EXERCISE TASK :: Retype only what runs from the first line of the listing to the line holding "- 0.3, margin.top]);", both included. Do not retype the pictures.

★ ★ ★ ★ ★

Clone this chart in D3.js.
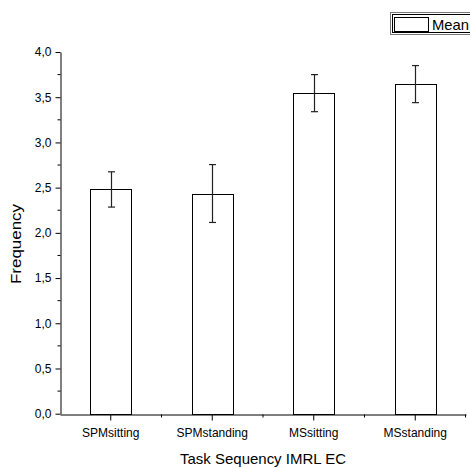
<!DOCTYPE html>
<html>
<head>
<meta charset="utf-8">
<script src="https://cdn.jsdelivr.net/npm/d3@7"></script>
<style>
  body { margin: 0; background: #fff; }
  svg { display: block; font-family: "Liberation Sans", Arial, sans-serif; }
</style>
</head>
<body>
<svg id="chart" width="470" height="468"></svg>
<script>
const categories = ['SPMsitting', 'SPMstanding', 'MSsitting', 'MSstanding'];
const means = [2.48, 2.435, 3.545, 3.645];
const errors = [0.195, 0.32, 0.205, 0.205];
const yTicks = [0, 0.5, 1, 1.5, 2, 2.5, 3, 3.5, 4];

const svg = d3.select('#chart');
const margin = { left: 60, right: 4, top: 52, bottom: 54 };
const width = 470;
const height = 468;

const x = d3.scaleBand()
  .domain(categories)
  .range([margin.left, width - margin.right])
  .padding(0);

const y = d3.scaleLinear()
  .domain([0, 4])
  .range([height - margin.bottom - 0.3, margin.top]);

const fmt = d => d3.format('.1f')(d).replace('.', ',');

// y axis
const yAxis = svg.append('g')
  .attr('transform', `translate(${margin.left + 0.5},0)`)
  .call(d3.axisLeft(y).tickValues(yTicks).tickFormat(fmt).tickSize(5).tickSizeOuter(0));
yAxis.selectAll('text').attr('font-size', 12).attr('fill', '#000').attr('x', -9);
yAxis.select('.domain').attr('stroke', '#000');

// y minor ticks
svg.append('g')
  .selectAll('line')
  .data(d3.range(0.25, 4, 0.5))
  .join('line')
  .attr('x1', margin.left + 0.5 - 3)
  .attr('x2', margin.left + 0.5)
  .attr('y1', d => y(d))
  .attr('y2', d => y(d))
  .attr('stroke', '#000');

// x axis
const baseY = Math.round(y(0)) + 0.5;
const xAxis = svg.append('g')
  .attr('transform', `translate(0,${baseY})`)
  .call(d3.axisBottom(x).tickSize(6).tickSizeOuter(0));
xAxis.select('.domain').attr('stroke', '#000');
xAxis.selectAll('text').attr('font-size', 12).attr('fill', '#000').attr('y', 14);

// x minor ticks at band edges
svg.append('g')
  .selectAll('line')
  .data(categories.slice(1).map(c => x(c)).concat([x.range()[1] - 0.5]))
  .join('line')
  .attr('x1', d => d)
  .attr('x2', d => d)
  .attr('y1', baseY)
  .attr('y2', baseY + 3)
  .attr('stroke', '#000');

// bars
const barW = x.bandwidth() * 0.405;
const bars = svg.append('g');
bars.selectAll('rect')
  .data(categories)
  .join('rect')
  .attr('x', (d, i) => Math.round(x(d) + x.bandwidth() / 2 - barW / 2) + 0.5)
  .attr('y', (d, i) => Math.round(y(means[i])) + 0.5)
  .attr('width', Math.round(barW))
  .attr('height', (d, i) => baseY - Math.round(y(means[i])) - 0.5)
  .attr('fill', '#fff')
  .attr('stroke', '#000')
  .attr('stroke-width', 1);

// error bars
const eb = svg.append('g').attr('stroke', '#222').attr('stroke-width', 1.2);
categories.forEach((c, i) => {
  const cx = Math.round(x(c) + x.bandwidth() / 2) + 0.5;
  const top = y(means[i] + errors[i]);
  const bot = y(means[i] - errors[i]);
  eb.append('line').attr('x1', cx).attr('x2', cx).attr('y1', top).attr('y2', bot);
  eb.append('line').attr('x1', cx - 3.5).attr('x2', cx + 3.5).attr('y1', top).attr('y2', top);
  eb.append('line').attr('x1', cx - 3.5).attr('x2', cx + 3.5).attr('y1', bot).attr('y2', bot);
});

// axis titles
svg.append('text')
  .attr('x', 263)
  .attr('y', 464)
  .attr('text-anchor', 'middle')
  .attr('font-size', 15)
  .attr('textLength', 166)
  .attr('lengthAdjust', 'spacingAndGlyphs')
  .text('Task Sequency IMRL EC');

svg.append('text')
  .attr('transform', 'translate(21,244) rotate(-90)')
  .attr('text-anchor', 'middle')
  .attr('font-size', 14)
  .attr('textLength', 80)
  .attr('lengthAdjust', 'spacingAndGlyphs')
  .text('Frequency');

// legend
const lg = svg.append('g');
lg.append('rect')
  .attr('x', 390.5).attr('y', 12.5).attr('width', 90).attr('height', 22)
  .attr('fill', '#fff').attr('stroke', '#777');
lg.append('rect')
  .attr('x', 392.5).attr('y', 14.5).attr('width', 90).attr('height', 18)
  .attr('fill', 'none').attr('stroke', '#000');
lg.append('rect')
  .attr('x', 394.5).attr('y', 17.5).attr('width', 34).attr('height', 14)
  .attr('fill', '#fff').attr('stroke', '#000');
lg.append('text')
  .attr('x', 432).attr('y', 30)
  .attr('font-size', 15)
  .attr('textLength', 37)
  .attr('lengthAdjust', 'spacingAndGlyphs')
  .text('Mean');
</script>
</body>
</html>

★ ★ ★ ★ ★

WRITTEN SOLUTION ::
Clone this chart in D3.js.
<!DOCTYPE html>
<html>
<head>
<meta charset="utf-8">
<script src="https://cdn.jsdelivr.net/npm/d3@7"></script>
<style>
  body { margin: 0; background: #fff; }
  svg { display: block; font-family: "Liberation Sans", Arial, sans-serif; }
</style>
</head>
<body>
<svg id="chart" width="470" height="468"></svg>
<script>
const categories = ['SPMsitting', 'SPMstanding', 'MSsitting', 'MSstanding'];
const means = [2.48, 2.435, 3.545, 3.645];
const errors = [0.195, 0.32, 0.205, 0.205];
const yTicks = [0, 0.5, 1, 1.5, 2, 2.5, 3, 3.5, 4];

const svg = d3.select('#chart');
const margin = { left: 60, right: 4, top: 52, bottom: 54 };
const width = 470;
const height = 468;

const x = d3.scaleBand()
  .domain(categories)
  .range([margin.left, width - margin.right])
  .padding(0);

const y = d3.scaleLinear()
  .domain([0, 4])
  .range([height - margin.bottom - 0.3, margin.top]);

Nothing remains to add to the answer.